I just want him to accept that i do work and not question it, but that I work for reasons over and above money. As I want to raise him with a good work ethic.
Thinking about it, I prob am expecting too much cos let's face it, if I was a multi millionaire I wouldnt work!!

MacMac123 Tue 09-Oct-12 19:47:11

CMotdibbler - how long did that take to sink in?! grin

CMOTDibbler Tue 09-Oct-12 20:00:18

I think at 4, its enough to think that work is to earn money to give us things - everything else comes later.

It was prob the first term at school - ds went from ft nursery to reception with afterschool club, and the bit of school where people get ready to go home, and if you aren't collected then you go to club was tricky for him as he'd never been aware of it before.

MacMac123 Tue 09-Oct-12 21:20:09

Yea good idea, best keep the concept simple for now!

SJaneS Tue 09-Oct-12 21:21:48

Hi. I'm a full time working Mum too and completely understand that on top of the daily grind of trying to balance work/motherhood the last thing you need is a big helping if guilt.
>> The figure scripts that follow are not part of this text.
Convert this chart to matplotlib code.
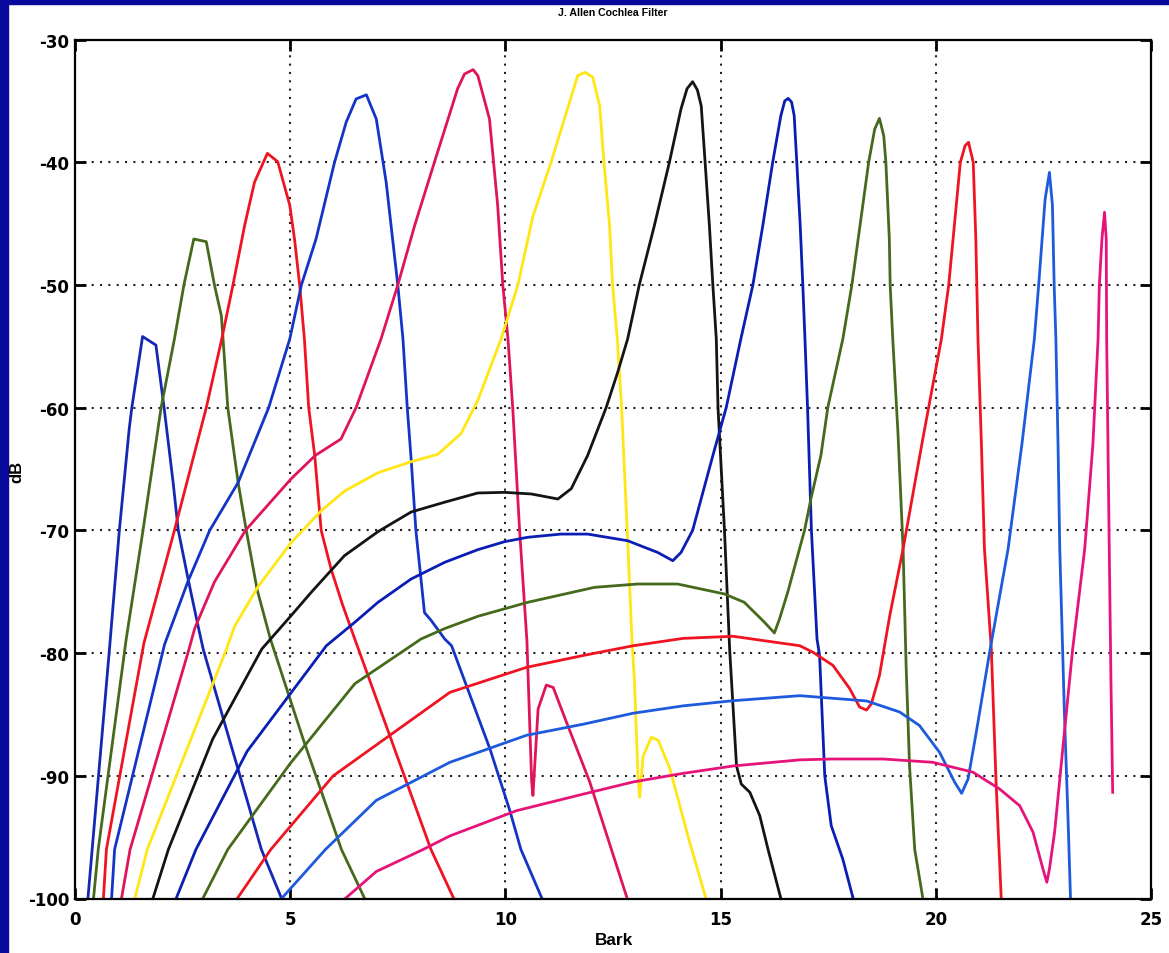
"""J. Allen cochlea filter responses, dB vs Bark (12 filters)."""
import matplotlib
matplotlib.use("Agg")
import matplotlib.pyplot as plt
from matplotlib.patches import Rectangle

plt.rcParams["font.family"] = ["Liberation Sans", "DejaVu Sans"]
plt.rcParams["axes.unicode_minus"] = False

# ---- data: (Bark, dB) per filter, low to high CF ----
bark_a = [0.30, 0.80, 1.03, 1.26, 1.32, 1.57, 1.88, 2.07, 2.28, 2.40, 2.63, 2.86, 2.98, 3.50, 4.00, 4.33, 4.80]
db_a = [-100, -79.7, -70, -61.7, -60, -54.2, -54.9, -60, -66.1, -70, -74, -77.8, -79.7, -86, -92, -96, -100]

bark_b = [0.43, 0.54, 1.19, 1.58, 2.00, 2.31, 2.53, 2.76, 3.05, 3.24, 3.40, 3.44, 3.55, 3.79, 3.98, 4.23, 4.54, 5.30, 6.19, 6.73]
db_b = [-100, -96, -78.85, -70, -60, -54.4, -50, -46.25, -46.47, -50, -52.5, -54.4, -60, -66.1, -70, -74.8, -78.85, -87, -96, -100]

bark_c = [0.66, 0.73, 1.60, 2.31, 3.05, 3.41, 3.67, 3.94, 4.17, 4.47, 4.71, 4.99, 5.10, 5.22, 5.33, 5.43, 5.57, 5.72, 5.95, 6.22, 6.50, 8.27, 8.80]
db_c = [-100, -96, -79.2, -70, -60, -54.4, -50, -45.17, -41.63, -39.27, -39.95, -43.5, -46.25, -50, -54.4, -60, -63.9, -70, -73.15, -76.1, -78.85, -96, -100]

bark_d = [0.85, 0.92, 2.08, 2.62, 3.13, 3.79, 4.50, 4.99, 5.26, 5.60, 6.03, 6.30, 6.53, 6.77, 7.00, 7.23, 7.50, 7.62, 7.72, 7.81, 7.92, 8.12, 8.28, 8.59, 8.75, 9.64, 10.10, 10.36, 10.85]
db_d = [-100, -96, -79.3, -74.2, -70, -66.1, -60, -54.4, -50, -46.25, -40, -36.74, -34.84, -34.5, -36.47, -41.63, -50, -54.4, -60, -64.2, -70, -76.7, -77.36, -78.85, -79.4, -87.8, -92.8, -96, -100]

bark_e = [1.08, 1.28, 2.65, 2.78, 3.24, 3.96, 5.02, 5.58, 6.18, 6.53, 7.11, 7.50, 7.89, 8.35, 8.89, 9.05, 9.25, 9.36, 9.63, 9.82, 9.94, 10.06, 10.17, 10.33, 10.50, 10.61, 10.64, 10.76, 10.95, 11.11, 11.42, 11.96, 12.46, 12.83]
db_e = [-100, -96, -79.67, -78.0, -74.2, -70, -65.8, -63.9, -62.55, -60, -54.4, -50, -45.17, -40, -34.0, -32.8, -32.45, -32.94, -36.47, -43.5, -50, -54.4, -60, -70, -79, -90.5, -91.6, -84.55, -82.6, -82.8, -85.64, -90.5, -95.97, -100]

bark_f = [1.39, 1.68, 3.52, 3.71, 4.25, 5.02, 5.72, 6.26, 7.04, 7.81, 8.43, 8.97, 9.36, 9.90, 10.29, 10.64, 11.06, 11.37, 11.68, 11.85, 12.03, 12.19, 12.29, 12.42, 12.49, 12.60, 12.70, 12.83, 12.94, 13.00, 13.08, 13.12, 13.20, 13.39, 13.55, 13.82, 14.28, 14.66]
db_f = [-100, -96, -79.67, -77.8, -74.6, -71.0, -68.4, -66.8, -65.3, -64.4, -63.8, -62.1, -59.4, -54.4, -50, -44.4, -40, -36.47, -32.94, -32.67, -33.07, -35.4, -40, -45.17, -50, -54.4, -60, -70, -78.85, -82.4, -90.0, -91.75, -88.4, -86.86, -87.1, -89.4, -95.4, -100]

bark_g = [1.81, 2.17, 3.20, 4.34, 5.02, 5.49, 6.26, 7.04, 7.81, 8.59, 9.36, 9.98, 10.60, 11.22, 11.53, 11.91, 12.34, 12.61, 12.84, 13.11, 13.46, 13.81, 14.08, 14.22, 14.35, 14.46, 14.55, 14.64, 14.74, 14.82, 14.90, 14.94, 15.09, 15.21, 15.37, 15.48, 15.68, 15.91, 16.10, 16.40]
db_g = [-100, -96, -87, -79.67, -76.95, -75.04, -72.06, -70.1, -68.5, -67.7, -66.95, -66.9, -67.03, -67.44, -66.6, -63.9, -60, -57.1, -54.4, -50, -45.17, -40, -35.65, -34.0, -33.43, -34.1, -35.4, -40, -45.17, -50, -54.4, -60, -70, -79.67, -89.2, -90.67, -91.35, -93.25, -95.97, -100]

bark_h = [2.35, 2.81, 4.00, 5.84, 6.50, 7.04, 7.81, 8.59, 9.36, 9.98, 10.52, 11.29, 11.91, 12.84, 13.54, 13.89, 14.08, 14.35, 14.82, 15.13, 15.47, 15.75, 15.98, 16.21, 16.40, 16.49, 16.57, 16.65, 16.71, 16.77, 16.85, 16.91, 16.96, 17.02, 17.11, 17.24, 17.30, 17.42, 17.57, 17.84, 18.08]
db_h = [-100, -96, -88, -79.4, -77.49, -75.86, -73.96, -72.6, -71.57, -70.92, -70.56, -70.3, -70.3, -70.84, -71.8, -72.47, -71.8, -70, -63.9, -60, -54.4, -50, -45.17, -40, -36.2, -35.0, -34.79, -35.1, -36.2, -40, -45.17, -50, -54.4, -60, -70, -78.85, -80.2, -90.0, -94.06, -96.8, -100]

bark_i = [2.97, 3.55, 5.00, 6.50, 8.04, 8.59, 9.36, 10.52, 12.07, 13.07, 14.00, 15.09, 15.55, 16.02, 16.25, 16.37, 16.56, 16.95, 17.10, 17.33, 17.49, 17.84, 18.05, 18.44, 18.58, 18.69, 18.79, 18.84, 18.92, 18.94, 19.00, 19.12, 19.24, 19.31, 19.39, 19.51, 19.70]
db_i = [-100, -96, -89, -82.5, -78.85, -78.0, -77.0, -75.86, -74.64, -74.37, -74.37, -75.18, -75.86, -77.49, -78.36, -77.2, -75.04, -70, -67.4, -63.9, -60, -54.4, -50, -40, -37.3, -36.42, -37.83, -40, -46.25, -50, -54.4, -62, -71.5, -81.0, -89.2, -96, -100]

bark_j = [3.77, 4.55, 6.00, 8.71, 10.49, 11.80, 12.97, 14.13, 15.29, 16.84, 17.15, 17.61, 18.00, 18.23, 18.39, 18.50, 18.69, 18.93, 19.24, 19.70, 20.13, 20.30, 20.57, 20.68, 20.76, 20.87, 20.93, 20.98, 21.06, 21.13, 21.29, 21.40, 21.52]
db_j = [-100, -96, -90, -83.2, -81.16, -80.2, -79.4, -78.8, -78.63, -79.4, -79.94, -81.0, -82.9, -84.4, -84.64, -84.15, -81.84, -76.95, -71.5, -62.5, -54.4, -50, -40, -38.65, -38.37, -40, -46.25, -54.4, -63, -71.5, -79.67, -90.5, -100]

bark_k = [4.80, 5.82, 7.00, 8.71, 9.48, 10.49, 11.80, 12.97, 14.13, 15.29, 16.84, 18.39, 19.16, 19.62, 20.09, 20.44, 20.60, 20.75, 20.94, 21.25, 21.68, 22.00, 22.29, 22.39, 22.54, 22.64, 22.71, 22.75, 22.79, 22.84, 22.88, 22.99, 23.07, 23.13]
db_k = [-100, -96, -92, -88.9, -87.95, -86.7, -85.8, -84.9, -84.3, -83.88, -83.47, -83.9, -84.8, -85.9, -88.1, -90.53, -91.43, -90.26, -86.46, -79.94, -71.5, -63, -54.4, -50, -43.0, -40.82, -43.5, -50, -54.4, -63, -71.5, -85.1, -93.25, -100]

bark_l = [6.28, 7.00, 8.09, 8.71, 10.26, 11.80, 12.97, 14.13, 15.29, 16.84, 17.61, 18.77, 19.93, 20.86, 21.48, 21.95, 22.26, 22.49, 22.58, 22.64, 22.76, 22.95, 23.18, 23.46, 23.65, 23.77, 23.80, 23.86, 23.92, 23.96, 23.97, 24.03, 24.07, 24.11]
db_l = [-100, -97.8, -96, -94.9, -92.84, -91.5, -90.5, -89.8, -89.2, -88.7, -88.63, -88.63, -88.9, -89.7, -91.07, -92.44, -94.6, -97.6, -98.68, -97.6, -94.6, -87.8, -79.67, -71.5, -63, -54.4, -50, -46.25, -44.07, -46.25, -54.4, -71.5, -82.4, -91.35]

filters = [
    (bark_a, db_a, "#1428b4"),
    (bark_b, db_b, "#466a1c"),
    (bark_c, db_c, "#f01423"),
    (bark_d, db_d, "#1434c8"),
    (bark_e, db_e, "#e0145a"),
    (bark_f, db_f, "#ffe614"),
    (bark_g, db_g, "#141414"),
    (bark_h, db_h, "#0a1eb4"),
    (bark_i, db_i, "#466a1c"),
    (bark_j, db_j, "#f01423"),
    (bark_k, db_k, "#1e5adc"),
    (bark_l, db_l, "#e6147a"),
]

x_ticks = [0, 5, 10, 15, 20, 25]
y_ticks = [-100, -90, -80, -70, -60, -50, -40, -30]

W, H = 1169, 954
fig = plt.figure(figsize=(W / 100, H / 100), dpi=100, facecolor="white")

# slide-style dark blue frame on the left and top edges
fig.patches.append(Rectangle((0, 0), 8 / W, 1, transform=fig.transFigure,
                             color="#08089c", zorder=-1))
fig.patches.append(Rectangle((0, 1 - 5 / H), 1, 5 / H, transform=fig.transFigure,
                             color="#08089c", zorder=-1))

ax = fig.add_axes([75 / W, 1 - 899.5 / H, (1151 - 75) / W, (899.5 - 40.6) / H])

for bark, db, col in filters:
    ax.plot(bark, db, color=col, lw=2.0, solid_joinstyle="round")

ax.set_xlim(0, 25)
ax.set_ylim(-100, -30)
ax.set_xticks(x_ticks)
ax.set_yticks(y_ticks)
ax.grid(True, color="#222222", linestyle=(0, (1, 3)), lw=1.5)
ax.tick_params(direction="in", length=8, width=2, top=True, right=True)
ax.tick_params(axis="x", pad=8)
ax.tick_params(axis="y", pad=4)
for lab in ax.get_xticklabels() + ax.get_yticklabels():
    lab.set_fontfamily("DejaVu Sans")
    lab.set_fontweight("bold")
    lab.set_fontsize(12)
for sp in ax.spines.values():
    sp.set_linewidth(1.6)

fig.text(613 / W, 1 - 13 / H, "J. Allen Cochlea Filter", fontsize=7.6,
         fontweight="bold", ha="center", va="center")
fig.text(614 / W, 1 - 941 / H, "Bark", fontsize=12.4, fontweight="bold",
         ha="center", va="center")
fig.text(16.5 / W, 1 - 472 / H, "dB", fontsize=12, fontweight="bold",
         ha="center", va="center", rotation=90)

fig.savefig("out.png", dpi=100, facecolor=fig.get_facecolor())
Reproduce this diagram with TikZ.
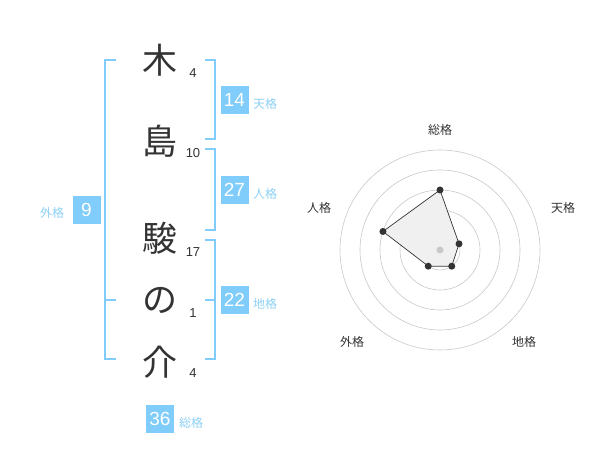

My eldest (now 18) was exactly the same - I'd like to say that now she's older she has a real appreciation of me keeping a roof over our heads for years (I was a single parent until she was 10) but does she heck! She's told me recently that she feels children should be brought up by their mothers and not hired help. Your child is v young to understand it all and maybe like my daughter they'll never really appreciate why you're working. Don't get too down hearted though, sounds like you've got a good balance and are giving it your all.

MacMac123 Wed 10-Oct-12 22:19:10

SjaneS, your bit about what your 18 year old said to you made me laugh! You're right they will prob never fully understand - unless they become working mums themselves!
If only there was a way to be immune to the guilt/their comments!